** begin **

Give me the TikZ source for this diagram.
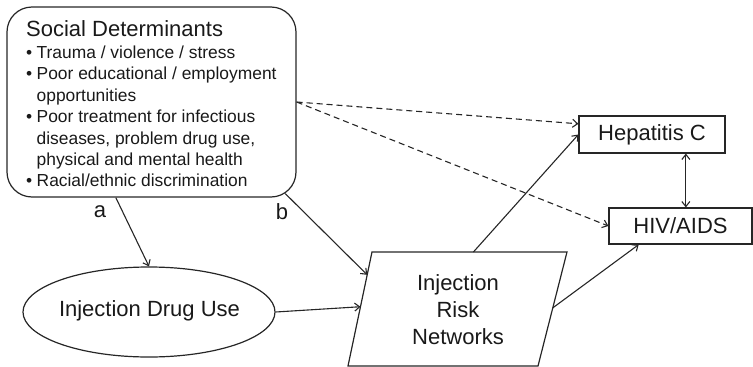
\documentclass[tikz,border=0pt]{standalone}
\usepackage{fontspec}
\setmainfont{Liberation Sans}
\usetikzlibrary{arrows.meta,shapes.geometric,calc}

\tikzset{
  outline/.style={draw=black!85, line width=1.2pt},
  big/.style={font=\fontsize{22}{26}\selectfont, text=black!90},
  link/.style={draw=black!85, line width=1.1pt, -{Straight Barb[length=5pt,width=8pt]}},
  dlink/.style={link, dash pattern=on 6pt off 4pt},
  twoway/.style={draw=black!85, line width=1.1pt, {Straight Barb[length=5pt,width=8pt]}-{Straight Barb[length=5pt,width=8pt]}},
  boxnode/.style={outline, big, rectangle, inner sep=0pt},
}

\newcommand{\bulletline}[1]{\noindent\hangindent=10.5pt\hangafter=1\makebox[10.5pt][l]{\textbullet}#1\par}

\begin{document}
\begin{tikzpicture}[x=1pt, y=-1pt]
  \useasboundingbox (0,0) rectangle (753,367);

  % social determinants box
  \node[outline, rounded corners=25pt, minimum width=289pt, minimum height=190pt, inner sep=0pt]
    (sd) at (151.5,102) {};
  \node[anchor=base west, inner sep=0pt, text=black!90] (sdtext) at (26,36)
    {\parbox[t]{270pt}{\raggedright
      \fontsize{22}{22}\selectfont Social Determinants\par
      \vspace{1.1pt}
      \fontsize{17.4}{21.4}\selectfont
      \bulletline{Trauma / violence / stress}
      \bulletline{Poor educational / employment\newline opportunities}
      \bulletline{Poor treatment for infectious\newline diseases, problem drug use,\newline physical and mental health}
      \bulletline{Racial/ethnic discrimination}
    }};

  % injection drug use
  \node[outline, big, ellipse, minimum width=252pt, minimum height=90pt, inner sep=0pt]
    (ide) at (149,312) {};
  \node[big, inner sep=0pt] (idetext) at (149.5,311) {Injection Drug Use};

  % injection risk networks (parallelogram)
  \coordinate (p-bl) at (348,366);
  \coordinate (p-br) at (538,366);
  \coordinate (p-tr) at (567,252);
  \coordinate (p-tl) at (372,252);
  \draw[outline] (p-bl) -- (p-br) -- (p-tr) -- (p-tl) -- cycle;
  \node[big, align=center, inner sep=0pt, font=\fontsize{22}{27}\selectfont] (irn) at (458,310)
    {Injection\\Risk\\Networks};

  % outcomes
  \node[boxnode, minimum width=146pt, minimum height=37pt] (hep) at (652,134.5) {Hepatitis C};
  \node[boxnode, minimum width=143pt, minimum height=36pt] (hiv) at (680.5,226) {HIV/AIDS};

  % path labels
  \node[big, inner sep=0pt] (la) at (100,212) {a};
  \node[big, inner sep=0pt] (lb) at (282,212) {b};

  % connectors
  \draw[link] ($(sd.south west)!0.377!(sd.south east)$) -- (ide.north);
  \draw[link] ($(sd.south west)!0.961!(sd.south east)+(0,-4)$) -- ($(p-tl)!0.2!(p-bl)$);
  \draw[link] (ide.east) -- ($(p-tl)!0.48!(p-bl)$);
  \draw[link] ($(p-tl)!0.52!(p-tr)$) -- (hep.west);
  \draw[link] ($(p-tr)!0.49!(p-br)$) -- ($(hiv.south west)!0.21!(hiv.south east)$);
  \draw[dlink] (sd.east) -- ($(hep.north west)!0.22!(hep.south west)$);
  \draw[dlink] (sd.east) -- (hiv.west);
  \coordinate (hx) at ($(hep.south west)!0.73!(hep.south east)$);
  \draw[twoway] (hx) -- (hx |- hiv.north);
\end{tikzpicture}
\end{document}
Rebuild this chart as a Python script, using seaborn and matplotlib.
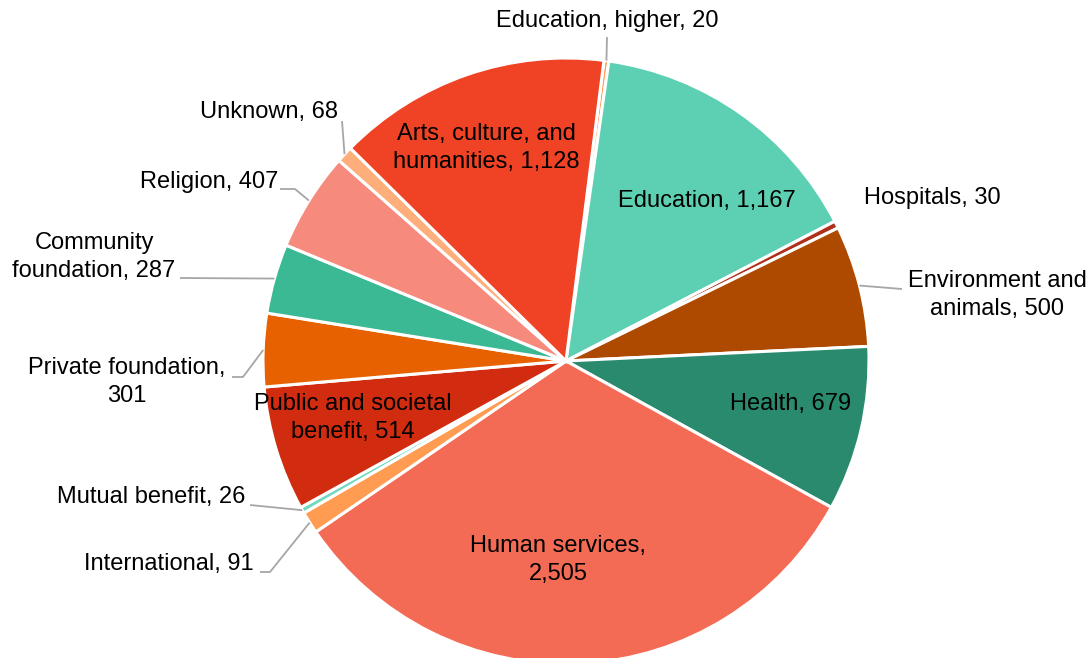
import numpy as np
import matplotlib
matplotlib.use("Agg")
import matplotlib.pyplot as plt
import seaborn as sns

# ---- data (clockwise from the top) ----
categories = ["Education, higher", "Education", "Hospitals", "Environment and animals",
              "Health", "Human services", "International", "Mutual benefit",
              "Public and societal benefit", "Private foundation", "Community foundation",
              "Religion", "Unknown", "Arts, culture, and humanities"]
counts = [20, 1167, 30, 500, 679, 2505, 91, 26, 514, 301, 287, 407, 68, 1128]
colors = ["#FF9F5A", "#5DCFB2", "#B0301A", "#AE4A00", "#2A8A6E", "#F46B55", "#FF9C52",
          "#72D9C0", "#D12B10", "#E86100", "#3AB994", "#F68B7D", "#FDAE7B", "#F04224"]

# how each label is broken onto lines
label_fmt = {
    "Environment and animals": "Environment and\nanimals, {v}",
    "Human services": "Human services,\n{v}",
    "Public and societal benefit": "Public and societal\nbenefit, {v}",
    "Private foundation": "Private foundation,\n{v}",
    "Community foundation": "Community\nfoundation, {v}",
    "Arts, culture, and humanities": "Arts, culture, and\nhumanities, {v}",
}

# ---- style ----
sns.set_theme(style="white")
plt.rcParams["font.family"] = ["Liberation Sans", "DejaVu Sans"]

W, H = 1092, 658
fig = plt.figure(figsize=(W / 100, H / 100), dpi=100)
ax = fig.add_axes([0, 0, 1, 1])


def P(x, y):
    # reference pixel coords (y down) -> axes coords (y up)
    return (x, H - y)


cx, cy, R = 566, 361, 303
wedges, _ = ax.pie(counts, colors=colors, startangle=82.8, counterclock=False,
                   center=P(cx, cy), radius=R,
                   wedgeprops=dict(edgecolor="white", linewidth=2.2))
ax.set_xlim(0, W)
ax.set_ylim(0, H)
ax.set_aspect("equal")
ax.axis("off")

# label placement: text pos, alignment, leader path (elbow/end points)
layout = {
    "Education, higher": ((607, 21), "center", [(607, 37)]),
    "Education": ((707, 201), "center", None),
    "Hospitals": ((932, 198), "center", None),
    "Environment and animals": ((997, 295), "center", [(902, 289)]),
    "Health": ((791, 404), "center", None),
    "Human services": ((558, 560), "center", None),
    "International": ((254, 564), "right", [(270, 572), (260, 572)]),
    "Mutual benefit": ((245, 497), "right", [(250, 505)]),
    "Public and societal benefit": ((353, 418), "center", None),
    "Private foundation": ((127, 382), "center", [(243, 377), (232, 377)]),
    "Community foundation": ((94, 257), "center", [(180, 278)]),
    "Religion": ((278, 182), "right", [(295, 189), (280, 189)]),
    "Unknown": ((338, 112), "right", [(342, 121)]),
    "Arts, culture, and humanities": ((486, 148), "center", None),
}

for w, cat, v in zip(wedges, categories, counts):
    fmt = label_fmt.get(cat, cat + ", {v}")
    txt = fmt.format(v=f"{v:,}")
    (tx, ty), ha, path = layout[cat]
    ax.text(*P(tx, ty), txt, ha=ha, va="center", multialignment="center",
            fontsize=17, color="#000000", linespacing=1.3)
    if path:
        th = np.deg2rad((w.theta1 + w.theta2) / 2)
        ax0 = cx + R * np.cos(th)
        ay0 = (H - cy) + R * np.sin(th)
        pts = [(ax0, ay0)] + [P(px, py) for px, py in path]
        xs, ys = zip(*pts)
        ax.plot(xs, ys, color="#A6A6A6", lw=1.3, solid_capstyle="butt")

fig.savefig("out.png", dpi=100, facecolor="white")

** end **

#### [WRITTEN INSTRUCTION]
Without the pictures, output the full listing exactly as it stands.

#### [SOLUTION FOR THIS EXERCISE]
Give me the TikZ source for this diagram.
\documentclass[tikz,border=0pt]{standalone}
\usepackage{fontspec}
\setmainfont{Liberation Sans}
\usetikzlibrary{arrows.meta,shapes.geometric,calc}

\tikzset{
  outline/.style={draw=black!85, line width=1.2pt},
  big/.style={font=\fontsize{22}{26}\selectfont, text=black!90},
  link/.style={draw=black!85, line width=1.1pt, -{Straight Barb[length=5pt,width=8pt]}},
  dlink/.style={link, dash pattern=on 6pt off 4pt},
  twoway/.style={draw=black!85, line width=1.1pt, {Straight Barb[length=5pt,width=8pt]}-{Straight Barb[length=5pt,width=8pt]}},
  boxnode/.style={outline, big, rectangle, inner sep=0pt},
}

\newcommand{\bulletline}[1]{\noindent\hangindent=10.5pt\hangafter=1\makebox[10.5pt][l]{\textbullet}#1\par}

\begin{document}
\begin{tikzpicture}[x=1pt, y=-1pt]
  \useasboundingbox (0,0) rectangle (753,367);

  % social determinants box
  \node[outline, rounded corners=25pt, minimum width=289pt, minimum height=190pt, inner sep=0pt]
    (sd) at (151.5,102) {};
  \node[anchor=base west, inner sep=0pt, text=black!90] (sdtext) at (26,36)
    {\parbox[t]{270pt}{\raggedright
      \fontsize{22}{22}\selectfont Social Determinants\par
      \vspace{1.1pt}
      \fontsize{17.4}{21.4}\selectfont
      \bulletline{Trauma / violence / stress}
      \bulletline{Poor educational / employment\newline opportunities}
      \bulletline{Poor treatment for infectious\newline diseases, problem drug use,\newline physical and mental health}
      \bulletline{Racial/ethnic discrimination}
    }};

  % injection drug use
  \node[outline, big, ellipse, minimum width=252pt, minimum height=90pt, inner sep=0pt]
    (ide) at (149,312) {};
  \node[big, inner sep=0pt] (idetext) at (149.5,311) {Injection Drug Use};

  % injection risk networks (parallelogram)
  \coordinate (p-bl) at (348,366);
  \coordinate (p-br) at (538,366);
  \coordinate (p-tr) at (567,252);
  \coordinate (p-tl) at (372,252);
  \draw[outline] (p-bl) -- (p-br) -- (p-tr) -- (p-tl) -- cycle;
  \node[big, align=center, inner sep=0pt, font=\fontsize{22}{27}\selectfont] (irn) at (458,310)
    {Injection\\Risk\\Networks};

  % outcomes
  \node[boxnode, minimum width=146pt, minimum height=37pt] (hep) at (652,134.5) {Hepatitis C};
  \node[boxnode, minimum width=143pt, minimum height=36pt] (hiv) at (680.5,226) {HIV/AIDS};

  % path labels
  \node[big, inner sep=0pt] (la) at (100,212) {a};
  \node[big, inner sep=0pt] (lb) at (282,212) {b};

  % connectors
  \draw[link] ($(sd.south west)!0.377!(sd.south east)$) -- (ide.north);
  \draw[link] ($(sd.south west)!0.961!(sd.south east)+(0,-4)$) -- ($(p-tl)!0.2!(p-bl)$);
  \draw[link] (ide.east) -- ($(p-tl)!0.48!(p-bl)$);
  \draw[link] ($(p-tl)!0.52!(p-tr)$) -- (hep.west);
  \draw[link] ($(p-tr)!0.49!(p-br)$) -- ($(hiv.south west)!0.21!(hiv.south east)$);
  \draw[dlink] (sd.east) -- ($(hep.north west)!0.22!(hep.south west)$);
  \draw[dlink] (sd.east) -- (hiv.west);
  \coordinate (hx) at ($(hep.south west)!0.73!(hep.south east)$);
  \draw[twoway] (hx) -- (hx |- hiv.north);
\end{tikzpicture}
\end{document}
Rebuild this chart as a Python script, using seaborn and matplotlib.
import numpy as np
import matplotlib
matplotlib.use("Agg")
import matplotlib.pyplot as plt
import seaborn as sns

# ---- data (clockwise from the top) ----
categories = ["Education, higher", "Education", "Hospitals", "Environment and animals",
              "Health", "Human services", "International", "Mutual benefit",
              "Public and societal benefit", "Private foundation", "Community foundation",
              "Religion", "Unknown", "Arts, culture, and humanities"]
counts = [20, 1167, 30, 500, 679, 2505, 91, 26, 514, 301, 287, 407, 68, 1128]
colors = ["#FF9F5A", "#5DCFB2", "#B0301A", "#AE4A00", "#2A8A6E", "#F46B55", "#FF9C52",
          "#72D9C0", "#D12B10", "#E86100", "#3AB994", "#F68B7D", "#FDAE7B", "#F04224"]

# how each label is broken onto lines
label_fmt = {
    "Environment and animals": "Environment and\nanimals, {v}",
    "Human services": "Human services,\n{v}",
    "Public and societal benefit": "Public and societal\nbenefit, {v}",
    "Private foundation": "Private foundation,\n{v}",
    "Community foundation": "Community\nfoundation, {v}",
    "Arts, culture, and humanities": "Arts, culture, and\nhumanities, {v}",
}

# ---- style ----
sns.set_theme(style="white")
plt.rcParams["font.family"] = ["Liberation Sans", "DejaVu Sans"]

W, H = 1092, 658
fig = plt.figure(figsize=(W / 100, H / 100), dpi=100)
ax = fig.add_axes([0, 0, 1, 1])


def P(x, y):
    # reference pixel coords (y down) -> axes coords (y up)
    return (x, H - y)


cx, cy, R = 566, 361, 303
wedges, _ = ax.pie(counts, colors=colors, startangle=82.8, counterclock=False,
                   center=P(cx, cy), radius=R,
                   wedgeprops=dict(edgecolor="white", linewidth=2.2))
ax.set_xlim(0, W)
ax.set_ylim(0, H)
ax.set_aspect("equal")
ax.axis("off")

# label placement: text pos, alignment, leader path (elbow/end points)
layout = {
    "Education, higher": ((607, 21), "center", [(607, 37)]),
    "Education": ((707, 201), "center", None),
    "Hospitals": ((932, 198), "center", None),
    "Environment and animals": ((997, 295), "center", [(902, 289)]),
    "Health": ((791, 404), "center", None),
    "Human services": ((558, 560), "center", None),
    "International": ((254, 564), "right", [(270, 572), (260, 572)]),
    "Mutual benefit": ((245, 497), "right", [(250, 505)]),
    "Public and societal benefit": ((353, 418), "center", None),
    "Private foundation": ((127, 382), "center", [(243, 377), (232, 377)]),
    "Community foundation": ((94, 257), "center", [(180, 278)]),
    "Religion": ((278, 182), "right", [(295, 189), (280, 189)]),
    "Unknown": ((338, 112), "right", [(342, 121)]),
    "Arts, culture, and humanities": ((486, 148), "center", None),
}

for w, cat, v in zip(wedges, categories, counts):
    fmt = label_fmt.get(cat, cat + ", {v}")
    txt = fmt.format(v=f"{v:,}")
    (tx, ty), ha, path = layout[cat]
    ax.text(*P(tx, ty), txt, ha=ha, va="center", multialignment="center",
            fontsize=17, color="#000000", linespacing=1.3)
    if path:
        th = np.deg2rad((w.theta1 + w.theta2) / 2)
        ax0 = cx + R * np.cos(th)
        ay0 = (H - cy) + R * np.sin(th)
        pts = [(ax0, ay0)] + [P(px, py) for px, py in path]
        xs, ys = zip(*pts)
        ax.plot(xs, ys, color="#A6A6A6", lw=1.3, solid_capstyle="butt")

fig.savefig("out.png", dpi=100, facecolor="white")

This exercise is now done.